- Requirements: Give again, exactly as written, the lines of the records below from the line with "Rebuild this chart as a component, using" to the line with "const mrrEnergy = [0.99, 0.99, 0.99, 3.23, 3.23, 3.23];". Both end lines count; pictures do not.

- Recorded data:
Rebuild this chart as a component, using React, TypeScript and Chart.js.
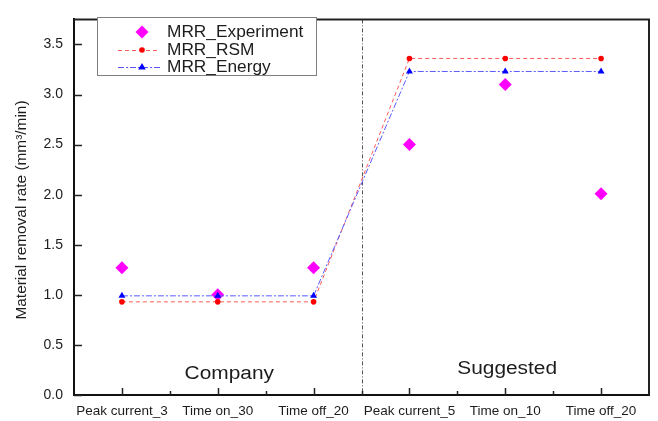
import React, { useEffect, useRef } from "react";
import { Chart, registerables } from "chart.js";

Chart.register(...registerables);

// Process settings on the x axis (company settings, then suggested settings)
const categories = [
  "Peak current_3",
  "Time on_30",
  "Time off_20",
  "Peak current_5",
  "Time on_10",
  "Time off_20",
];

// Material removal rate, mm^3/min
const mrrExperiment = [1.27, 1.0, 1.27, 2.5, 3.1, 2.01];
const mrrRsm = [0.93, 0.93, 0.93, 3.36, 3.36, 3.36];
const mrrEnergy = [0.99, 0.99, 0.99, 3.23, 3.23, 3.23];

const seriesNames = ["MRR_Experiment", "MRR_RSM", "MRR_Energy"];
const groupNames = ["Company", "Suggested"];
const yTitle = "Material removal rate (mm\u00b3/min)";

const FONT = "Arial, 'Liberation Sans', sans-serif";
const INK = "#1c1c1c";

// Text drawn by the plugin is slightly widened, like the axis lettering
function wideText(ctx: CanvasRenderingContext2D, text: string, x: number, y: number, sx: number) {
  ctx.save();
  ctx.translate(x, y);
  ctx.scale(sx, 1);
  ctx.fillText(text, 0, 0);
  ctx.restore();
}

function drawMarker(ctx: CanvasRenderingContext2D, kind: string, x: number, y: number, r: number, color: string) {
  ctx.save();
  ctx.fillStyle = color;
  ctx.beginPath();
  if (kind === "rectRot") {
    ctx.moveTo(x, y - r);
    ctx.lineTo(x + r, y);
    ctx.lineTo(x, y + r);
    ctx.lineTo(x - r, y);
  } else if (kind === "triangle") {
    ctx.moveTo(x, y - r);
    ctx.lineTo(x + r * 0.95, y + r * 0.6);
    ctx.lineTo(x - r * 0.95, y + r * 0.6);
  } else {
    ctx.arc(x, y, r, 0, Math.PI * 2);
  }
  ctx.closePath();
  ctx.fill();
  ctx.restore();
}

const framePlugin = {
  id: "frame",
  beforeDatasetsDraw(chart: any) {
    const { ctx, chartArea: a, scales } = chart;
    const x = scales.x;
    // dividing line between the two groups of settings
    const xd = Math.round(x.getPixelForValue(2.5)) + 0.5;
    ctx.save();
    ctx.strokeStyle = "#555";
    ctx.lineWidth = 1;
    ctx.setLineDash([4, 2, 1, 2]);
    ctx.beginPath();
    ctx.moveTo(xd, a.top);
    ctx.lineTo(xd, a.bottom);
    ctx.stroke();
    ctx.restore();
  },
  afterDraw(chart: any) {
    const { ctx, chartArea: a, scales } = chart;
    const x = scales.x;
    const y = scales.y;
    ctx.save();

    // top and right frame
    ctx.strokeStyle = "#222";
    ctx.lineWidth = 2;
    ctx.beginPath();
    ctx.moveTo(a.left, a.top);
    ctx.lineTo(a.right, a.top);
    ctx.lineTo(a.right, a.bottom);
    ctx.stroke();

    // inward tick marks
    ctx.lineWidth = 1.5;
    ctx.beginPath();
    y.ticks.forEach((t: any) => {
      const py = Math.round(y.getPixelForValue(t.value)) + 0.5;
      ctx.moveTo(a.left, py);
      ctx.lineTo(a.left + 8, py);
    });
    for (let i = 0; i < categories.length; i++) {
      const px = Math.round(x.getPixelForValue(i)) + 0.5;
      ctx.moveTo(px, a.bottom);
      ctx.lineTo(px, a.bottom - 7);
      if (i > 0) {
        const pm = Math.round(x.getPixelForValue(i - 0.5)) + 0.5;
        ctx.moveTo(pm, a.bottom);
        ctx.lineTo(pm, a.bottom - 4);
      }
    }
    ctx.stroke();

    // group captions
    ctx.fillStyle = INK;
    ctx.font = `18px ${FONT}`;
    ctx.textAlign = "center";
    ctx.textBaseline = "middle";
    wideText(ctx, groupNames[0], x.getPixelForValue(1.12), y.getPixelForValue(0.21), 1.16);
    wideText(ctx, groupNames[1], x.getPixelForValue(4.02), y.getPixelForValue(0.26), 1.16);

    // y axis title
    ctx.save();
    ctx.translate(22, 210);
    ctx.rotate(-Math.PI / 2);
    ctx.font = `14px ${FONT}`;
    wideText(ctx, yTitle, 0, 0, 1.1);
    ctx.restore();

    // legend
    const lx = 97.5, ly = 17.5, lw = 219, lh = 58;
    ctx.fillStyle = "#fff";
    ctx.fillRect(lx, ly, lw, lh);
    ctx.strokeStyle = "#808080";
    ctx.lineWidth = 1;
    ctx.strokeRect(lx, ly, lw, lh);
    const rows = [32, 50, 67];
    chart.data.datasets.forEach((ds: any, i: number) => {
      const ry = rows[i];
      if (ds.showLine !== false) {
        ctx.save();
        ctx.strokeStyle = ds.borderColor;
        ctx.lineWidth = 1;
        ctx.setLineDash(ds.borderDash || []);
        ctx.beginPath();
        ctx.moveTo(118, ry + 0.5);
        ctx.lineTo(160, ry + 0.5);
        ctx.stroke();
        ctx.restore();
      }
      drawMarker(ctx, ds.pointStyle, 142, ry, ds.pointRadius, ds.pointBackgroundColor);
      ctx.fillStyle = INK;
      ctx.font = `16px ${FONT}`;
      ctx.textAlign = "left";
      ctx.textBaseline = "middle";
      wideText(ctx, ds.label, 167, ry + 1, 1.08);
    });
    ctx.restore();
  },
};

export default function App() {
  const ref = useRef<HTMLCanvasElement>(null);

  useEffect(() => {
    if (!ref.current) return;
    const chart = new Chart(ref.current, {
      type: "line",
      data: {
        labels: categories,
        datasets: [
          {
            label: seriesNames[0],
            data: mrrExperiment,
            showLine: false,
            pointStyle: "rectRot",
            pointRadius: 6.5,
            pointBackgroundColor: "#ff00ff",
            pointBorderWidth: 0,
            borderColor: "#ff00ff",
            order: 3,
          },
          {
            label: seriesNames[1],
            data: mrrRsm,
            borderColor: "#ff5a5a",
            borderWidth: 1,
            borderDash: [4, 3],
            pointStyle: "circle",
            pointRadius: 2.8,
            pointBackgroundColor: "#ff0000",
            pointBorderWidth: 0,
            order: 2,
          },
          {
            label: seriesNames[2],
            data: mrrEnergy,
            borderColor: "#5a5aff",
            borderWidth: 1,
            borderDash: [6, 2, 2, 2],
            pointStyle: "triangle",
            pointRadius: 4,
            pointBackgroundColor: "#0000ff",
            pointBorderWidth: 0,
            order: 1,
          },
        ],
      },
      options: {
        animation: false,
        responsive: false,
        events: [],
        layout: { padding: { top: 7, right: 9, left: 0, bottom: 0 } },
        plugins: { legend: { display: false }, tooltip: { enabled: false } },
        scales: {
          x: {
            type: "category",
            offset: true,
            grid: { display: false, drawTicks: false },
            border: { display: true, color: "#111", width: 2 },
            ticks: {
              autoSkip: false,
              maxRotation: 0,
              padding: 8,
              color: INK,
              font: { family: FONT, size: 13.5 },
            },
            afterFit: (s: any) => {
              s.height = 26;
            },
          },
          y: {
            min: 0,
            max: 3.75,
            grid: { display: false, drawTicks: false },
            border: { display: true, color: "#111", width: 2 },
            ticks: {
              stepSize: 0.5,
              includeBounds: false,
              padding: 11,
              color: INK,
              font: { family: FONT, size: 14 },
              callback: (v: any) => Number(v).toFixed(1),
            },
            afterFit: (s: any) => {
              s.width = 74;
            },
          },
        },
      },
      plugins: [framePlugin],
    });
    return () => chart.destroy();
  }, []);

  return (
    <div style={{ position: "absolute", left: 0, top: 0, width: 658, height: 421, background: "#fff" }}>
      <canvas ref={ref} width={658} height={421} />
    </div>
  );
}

---

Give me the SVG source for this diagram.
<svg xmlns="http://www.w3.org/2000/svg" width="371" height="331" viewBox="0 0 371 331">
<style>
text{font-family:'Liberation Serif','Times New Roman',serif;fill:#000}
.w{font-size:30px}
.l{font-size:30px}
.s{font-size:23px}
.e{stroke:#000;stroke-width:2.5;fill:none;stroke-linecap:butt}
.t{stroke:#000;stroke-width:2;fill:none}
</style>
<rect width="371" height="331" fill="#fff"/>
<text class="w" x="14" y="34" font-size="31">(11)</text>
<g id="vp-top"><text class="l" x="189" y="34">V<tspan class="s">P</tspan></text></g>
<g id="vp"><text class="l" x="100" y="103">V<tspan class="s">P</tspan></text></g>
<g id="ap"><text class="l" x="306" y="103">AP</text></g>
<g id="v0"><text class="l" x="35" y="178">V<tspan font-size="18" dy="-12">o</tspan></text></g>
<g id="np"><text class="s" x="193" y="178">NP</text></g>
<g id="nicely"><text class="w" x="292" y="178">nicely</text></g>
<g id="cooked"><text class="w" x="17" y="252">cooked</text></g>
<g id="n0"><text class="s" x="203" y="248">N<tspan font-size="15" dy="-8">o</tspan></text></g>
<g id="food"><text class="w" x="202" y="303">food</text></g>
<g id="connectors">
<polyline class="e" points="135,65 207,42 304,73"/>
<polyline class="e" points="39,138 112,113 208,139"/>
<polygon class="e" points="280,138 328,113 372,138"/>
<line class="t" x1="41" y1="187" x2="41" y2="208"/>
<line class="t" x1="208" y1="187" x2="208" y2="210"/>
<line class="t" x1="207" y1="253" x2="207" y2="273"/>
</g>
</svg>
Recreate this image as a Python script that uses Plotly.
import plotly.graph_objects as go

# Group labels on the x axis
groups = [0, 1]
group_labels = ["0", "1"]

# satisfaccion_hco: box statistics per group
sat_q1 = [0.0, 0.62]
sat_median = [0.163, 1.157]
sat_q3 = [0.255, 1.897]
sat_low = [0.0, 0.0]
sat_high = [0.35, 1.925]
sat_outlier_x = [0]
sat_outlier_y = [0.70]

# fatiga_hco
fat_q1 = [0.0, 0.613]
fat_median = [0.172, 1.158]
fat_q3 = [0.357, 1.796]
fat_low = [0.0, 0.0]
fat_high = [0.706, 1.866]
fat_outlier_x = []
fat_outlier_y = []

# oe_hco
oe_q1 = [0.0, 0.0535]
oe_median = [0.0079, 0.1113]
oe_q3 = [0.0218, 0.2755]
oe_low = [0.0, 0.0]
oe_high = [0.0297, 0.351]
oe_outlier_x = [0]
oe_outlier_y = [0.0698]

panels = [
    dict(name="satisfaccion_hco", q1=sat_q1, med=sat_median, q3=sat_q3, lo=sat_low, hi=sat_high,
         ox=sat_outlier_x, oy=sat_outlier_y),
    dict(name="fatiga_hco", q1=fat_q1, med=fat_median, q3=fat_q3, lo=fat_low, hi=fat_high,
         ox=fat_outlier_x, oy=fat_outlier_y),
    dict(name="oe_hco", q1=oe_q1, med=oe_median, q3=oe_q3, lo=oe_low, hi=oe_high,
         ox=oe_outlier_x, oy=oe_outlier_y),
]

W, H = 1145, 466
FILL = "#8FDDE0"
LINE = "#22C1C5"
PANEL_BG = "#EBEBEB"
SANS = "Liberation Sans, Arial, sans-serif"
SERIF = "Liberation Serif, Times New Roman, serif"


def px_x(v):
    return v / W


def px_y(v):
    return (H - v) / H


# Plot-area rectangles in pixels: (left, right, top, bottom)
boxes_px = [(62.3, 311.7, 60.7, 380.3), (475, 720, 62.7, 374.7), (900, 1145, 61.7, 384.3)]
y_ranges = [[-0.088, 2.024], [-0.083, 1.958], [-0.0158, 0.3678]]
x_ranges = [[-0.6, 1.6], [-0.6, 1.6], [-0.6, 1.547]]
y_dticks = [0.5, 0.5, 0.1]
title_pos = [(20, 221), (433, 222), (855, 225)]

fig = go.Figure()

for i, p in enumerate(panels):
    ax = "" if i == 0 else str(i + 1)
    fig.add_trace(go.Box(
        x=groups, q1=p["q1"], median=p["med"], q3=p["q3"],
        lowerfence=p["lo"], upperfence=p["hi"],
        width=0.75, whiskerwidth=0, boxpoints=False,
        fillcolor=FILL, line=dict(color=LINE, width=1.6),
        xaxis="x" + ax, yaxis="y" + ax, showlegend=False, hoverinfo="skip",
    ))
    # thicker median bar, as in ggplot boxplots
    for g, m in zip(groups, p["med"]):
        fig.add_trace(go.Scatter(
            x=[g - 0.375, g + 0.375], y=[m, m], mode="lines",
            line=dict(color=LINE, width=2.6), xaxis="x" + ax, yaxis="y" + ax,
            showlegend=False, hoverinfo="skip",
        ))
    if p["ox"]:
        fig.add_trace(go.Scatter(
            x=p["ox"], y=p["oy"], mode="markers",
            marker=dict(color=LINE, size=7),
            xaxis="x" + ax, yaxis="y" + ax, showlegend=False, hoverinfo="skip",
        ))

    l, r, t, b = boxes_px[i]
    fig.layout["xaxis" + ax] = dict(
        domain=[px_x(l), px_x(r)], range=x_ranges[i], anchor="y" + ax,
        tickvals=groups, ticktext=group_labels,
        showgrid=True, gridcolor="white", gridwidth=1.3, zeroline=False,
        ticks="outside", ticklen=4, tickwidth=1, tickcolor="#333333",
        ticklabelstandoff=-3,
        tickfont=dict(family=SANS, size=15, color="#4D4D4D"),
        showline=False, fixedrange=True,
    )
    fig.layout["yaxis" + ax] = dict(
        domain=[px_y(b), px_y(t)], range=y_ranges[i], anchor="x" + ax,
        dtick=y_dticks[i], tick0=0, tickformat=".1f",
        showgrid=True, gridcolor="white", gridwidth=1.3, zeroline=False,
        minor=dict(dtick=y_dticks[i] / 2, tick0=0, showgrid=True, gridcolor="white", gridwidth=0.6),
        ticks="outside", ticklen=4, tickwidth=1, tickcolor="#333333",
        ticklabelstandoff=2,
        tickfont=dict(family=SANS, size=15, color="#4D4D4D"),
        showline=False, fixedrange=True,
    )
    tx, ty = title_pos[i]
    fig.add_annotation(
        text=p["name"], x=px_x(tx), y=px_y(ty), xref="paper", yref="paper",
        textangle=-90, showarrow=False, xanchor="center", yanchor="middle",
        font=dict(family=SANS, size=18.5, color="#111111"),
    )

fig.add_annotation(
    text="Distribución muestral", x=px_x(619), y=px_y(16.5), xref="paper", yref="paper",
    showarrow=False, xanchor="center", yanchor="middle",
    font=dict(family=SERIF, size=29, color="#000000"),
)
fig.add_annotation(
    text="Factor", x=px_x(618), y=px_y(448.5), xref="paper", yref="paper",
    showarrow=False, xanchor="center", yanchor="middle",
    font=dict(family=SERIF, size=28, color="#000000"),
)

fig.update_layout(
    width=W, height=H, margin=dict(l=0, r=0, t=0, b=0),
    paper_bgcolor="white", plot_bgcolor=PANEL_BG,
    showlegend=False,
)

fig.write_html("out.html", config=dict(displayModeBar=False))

* * *

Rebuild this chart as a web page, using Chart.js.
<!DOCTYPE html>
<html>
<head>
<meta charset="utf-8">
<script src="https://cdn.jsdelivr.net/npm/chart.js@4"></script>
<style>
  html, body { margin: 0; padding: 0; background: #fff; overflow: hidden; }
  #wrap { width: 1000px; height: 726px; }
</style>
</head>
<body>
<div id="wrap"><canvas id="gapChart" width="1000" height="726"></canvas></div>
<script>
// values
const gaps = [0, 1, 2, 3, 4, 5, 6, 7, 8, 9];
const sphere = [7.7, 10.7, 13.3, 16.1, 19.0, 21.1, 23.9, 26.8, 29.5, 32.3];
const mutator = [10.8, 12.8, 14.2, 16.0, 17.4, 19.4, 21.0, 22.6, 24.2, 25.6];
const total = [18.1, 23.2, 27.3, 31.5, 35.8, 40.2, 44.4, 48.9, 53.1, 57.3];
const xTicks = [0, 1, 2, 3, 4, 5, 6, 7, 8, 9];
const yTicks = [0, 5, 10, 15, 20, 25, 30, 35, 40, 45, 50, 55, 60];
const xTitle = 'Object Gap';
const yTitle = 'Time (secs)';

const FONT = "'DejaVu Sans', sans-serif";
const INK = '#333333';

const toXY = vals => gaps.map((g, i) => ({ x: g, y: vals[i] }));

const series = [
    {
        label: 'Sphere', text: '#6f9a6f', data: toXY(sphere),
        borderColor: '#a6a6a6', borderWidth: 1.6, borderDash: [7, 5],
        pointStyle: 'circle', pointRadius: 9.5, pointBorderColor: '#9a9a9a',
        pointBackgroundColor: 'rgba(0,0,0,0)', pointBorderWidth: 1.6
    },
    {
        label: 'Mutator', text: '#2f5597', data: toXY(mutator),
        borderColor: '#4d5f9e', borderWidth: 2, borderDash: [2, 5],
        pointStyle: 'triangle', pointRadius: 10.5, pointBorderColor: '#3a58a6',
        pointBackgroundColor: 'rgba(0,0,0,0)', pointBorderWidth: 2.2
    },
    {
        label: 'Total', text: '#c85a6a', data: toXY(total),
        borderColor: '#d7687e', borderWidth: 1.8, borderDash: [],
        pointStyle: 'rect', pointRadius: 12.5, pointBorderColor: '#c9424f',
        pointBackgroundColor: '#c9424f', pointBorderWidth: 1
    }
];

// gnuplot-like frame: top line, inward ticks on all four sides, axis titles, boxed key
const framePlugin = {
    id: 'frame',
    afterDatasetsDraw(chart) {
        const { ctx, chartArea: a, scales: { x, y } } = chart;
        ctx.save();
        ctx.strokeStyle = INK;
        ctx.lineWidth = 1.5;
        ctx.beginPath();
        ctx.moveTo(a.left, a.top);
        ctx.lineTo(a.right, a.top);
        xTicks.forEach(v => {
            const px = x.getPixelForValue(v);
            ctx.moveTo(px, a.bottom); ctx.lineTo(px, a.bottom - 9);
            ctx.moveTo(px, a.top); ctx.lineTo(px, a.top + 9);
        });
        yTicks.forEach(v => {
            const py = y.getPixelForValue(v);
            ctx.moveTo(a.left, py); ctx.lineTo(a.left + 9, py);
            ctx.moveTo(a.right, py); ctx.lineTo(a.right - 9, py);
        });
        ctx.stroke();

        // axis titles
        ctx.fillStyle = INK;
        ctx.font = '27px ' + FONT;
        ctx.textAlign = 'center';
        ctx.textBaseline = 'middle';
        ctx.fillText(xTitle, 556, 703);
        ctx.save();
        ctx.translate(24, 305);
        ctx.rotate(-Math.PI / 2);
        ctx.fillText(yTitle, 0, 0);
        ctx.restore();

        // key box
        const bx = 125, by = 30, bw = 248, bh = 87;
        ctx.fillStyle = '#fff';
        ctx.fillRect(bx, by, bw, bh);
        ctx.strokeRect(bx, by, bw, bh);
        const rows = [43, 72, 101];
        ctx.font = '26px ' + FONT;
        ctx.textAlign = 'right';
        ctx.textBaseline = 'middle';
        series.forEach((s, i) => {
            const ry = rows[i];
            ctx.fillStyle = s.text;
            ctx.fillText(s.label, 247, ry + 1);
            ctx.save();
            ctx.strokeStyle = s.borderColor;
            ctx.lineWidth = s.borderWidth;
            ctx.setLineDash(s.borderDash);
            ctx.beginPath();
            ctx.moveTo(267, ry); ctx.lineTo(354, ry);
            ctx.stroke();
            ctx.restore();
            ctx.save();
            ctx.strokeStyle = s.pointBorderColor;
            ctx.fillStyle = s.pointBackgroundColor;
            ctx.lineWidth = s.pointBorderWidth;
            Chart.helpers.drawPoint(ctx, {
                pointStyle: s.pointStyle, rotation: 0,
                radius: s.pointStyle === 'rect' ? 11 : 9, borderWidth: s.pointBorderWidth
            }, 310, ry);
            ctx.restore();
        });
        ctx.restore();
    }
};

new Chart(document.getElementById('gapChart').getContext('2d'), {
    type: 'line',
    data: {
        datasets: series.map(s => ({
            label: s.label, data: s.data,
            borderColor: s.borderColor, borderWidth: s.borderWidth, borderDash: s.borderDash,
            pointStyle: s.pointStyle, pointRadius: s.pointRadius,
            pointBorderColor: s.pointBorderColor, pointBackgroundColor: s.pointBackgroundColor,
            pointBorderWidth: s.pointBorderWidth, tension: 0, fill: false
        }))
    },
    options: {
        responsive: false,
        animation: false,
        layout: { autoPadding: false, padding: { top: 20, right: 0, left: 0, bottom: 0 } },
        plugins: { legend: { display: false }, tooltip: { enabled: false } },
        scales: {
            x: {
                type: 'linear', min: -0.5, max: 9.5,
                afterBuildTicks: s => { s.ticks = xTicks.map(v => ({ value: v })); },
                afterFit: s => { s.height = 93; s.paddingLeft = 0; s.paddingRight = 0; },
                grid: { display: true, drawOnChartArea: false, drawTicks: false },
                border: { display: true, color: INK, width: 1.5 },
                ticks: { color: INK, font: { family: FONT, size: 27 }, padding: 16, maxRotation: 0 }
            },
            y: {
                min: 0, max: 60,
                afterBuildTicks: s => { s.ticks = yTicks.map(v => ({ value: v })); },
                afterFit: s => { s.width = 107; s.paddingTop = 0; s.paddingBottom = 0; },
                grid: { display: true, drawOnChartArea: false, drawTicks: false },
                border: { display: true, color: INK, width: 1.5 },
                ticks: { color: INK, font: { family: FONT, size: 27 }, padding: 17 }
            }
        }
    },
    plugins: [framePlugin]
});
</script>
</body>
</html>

- Completed exercise:
Rebuild this chart as a component, using React, TypeScript and Chart.js.
import React, { useEffect, useRef } from "react";
import { Chart, registerables } from "chart.js";

Chart.register(...registerables);

// Process settings on the x axis (company settings, then suggested settings)
const categories = [
  "Peak current_3",
  "Time on_30",
  "Time off_20",
  "Peak current_5",
  "Time on_10",
  "Time off_20",
];

// Material removal rate, mm^3/min
const mrrExperiment = [1.27, 1.0, 1.27, 2.5, 3.1, 2.01];
const mrrRsm = [0.93, 0.93, 0.93, 3.36, 3.36, 3.36];
const mrrEnergy = [0.99, 0.99, 0.99, 3.23, 3.23, 3.23];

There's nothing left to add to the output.